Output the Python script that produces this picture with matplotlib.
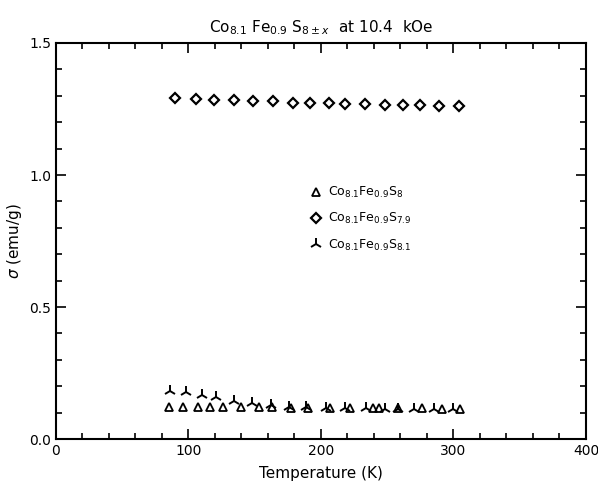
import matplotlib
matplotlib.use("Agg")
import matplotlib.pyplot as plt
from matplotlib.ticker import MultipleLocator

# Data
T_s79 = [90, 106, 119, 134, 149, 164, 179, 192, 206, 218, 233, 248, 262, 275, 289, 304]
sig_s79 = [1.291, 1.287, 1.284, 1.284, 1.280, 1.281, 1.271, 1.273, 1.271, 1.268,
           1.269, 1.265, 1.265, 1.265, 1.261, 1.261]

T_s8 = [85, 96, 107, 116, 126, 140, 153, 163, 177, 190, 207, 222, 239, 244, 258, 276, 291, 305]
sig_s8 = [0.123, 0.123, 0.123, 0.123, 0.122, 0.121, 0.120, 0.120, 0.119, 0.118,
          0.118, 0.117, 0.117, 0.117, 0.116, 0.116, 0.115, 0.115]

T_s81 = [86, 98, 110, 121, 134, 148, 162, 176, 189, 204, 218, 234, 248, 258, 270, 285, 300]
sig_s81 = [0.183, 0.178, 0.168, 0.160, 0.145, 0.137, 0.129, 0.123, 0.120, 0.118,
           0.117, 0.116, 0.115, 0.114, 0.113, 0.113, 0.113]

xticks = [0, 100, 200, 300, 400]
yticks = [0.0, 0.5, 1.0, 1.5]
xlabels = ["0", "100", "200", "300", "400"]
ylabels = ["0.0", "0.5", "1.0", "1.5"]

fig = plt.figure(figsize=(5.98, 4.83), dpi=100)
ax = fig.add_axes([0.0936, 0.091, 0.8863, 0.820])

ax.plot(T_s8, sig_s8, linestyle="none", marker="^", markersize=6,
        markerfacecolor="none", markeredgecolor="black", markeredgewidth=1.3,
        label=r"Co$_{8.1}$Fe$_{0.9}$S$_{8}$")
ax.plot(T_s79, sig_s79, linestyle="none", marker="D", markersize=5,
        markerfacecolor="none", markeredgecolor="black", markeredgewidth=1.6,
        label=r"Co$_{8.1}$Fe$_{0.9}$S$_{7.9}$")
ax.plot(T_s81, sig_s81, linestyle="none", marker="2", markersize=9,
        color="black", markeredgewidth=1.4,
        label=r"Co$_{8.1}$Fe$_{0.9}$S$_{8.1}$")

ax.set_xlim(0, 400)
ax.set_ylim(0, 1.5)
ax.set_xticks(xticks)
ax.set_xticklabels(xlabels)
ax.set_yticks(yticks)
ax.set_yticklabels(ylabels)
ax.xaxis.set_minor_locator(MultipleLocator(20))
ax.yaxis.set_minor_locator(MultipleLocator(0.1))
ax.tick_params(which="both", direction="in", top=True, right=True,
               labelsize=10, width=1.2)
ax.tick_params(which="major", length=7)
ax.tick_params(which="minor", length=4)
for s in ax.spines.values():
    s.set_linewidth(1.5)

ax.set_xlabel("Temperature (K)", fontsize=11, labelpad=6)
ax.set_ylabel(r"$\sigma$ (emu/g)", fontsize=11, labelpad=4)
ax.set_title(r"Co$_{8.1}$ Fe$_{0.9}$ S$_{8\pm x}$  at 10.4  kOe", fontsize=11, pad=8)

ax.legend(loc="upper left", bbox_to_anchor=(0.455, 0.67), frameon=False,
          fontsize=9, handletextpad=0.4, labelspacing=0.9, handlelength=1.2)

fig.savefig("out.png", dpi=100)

Exercise brief: Make an exact copy of the lines from the top of the material through the line with "1.269, 1.265, 1.265, 1.265, 1.261, 1.261]", pictures excluded.

Task result:
Output the Python script that produces this picture with matplotlib.
import matplotlib
matplotlib.use("Agg")
import matplotlib.pyplot as plt
from matplotlib.ticker import MultipleLocator

# Data
T_s79 = [90, 106, 119, 134, 149, 164, 179, 192, 206, 218, 233, 248, 262, 275, 289, 304]
sig_s79 = [1.291, 1.287, 1.284, 1.284, 1.280, 1.281, 1.271, 1.273, 1.271, 1.268,
           1.269, 1.265, 1.265, 1.265, 1.261, 1.261]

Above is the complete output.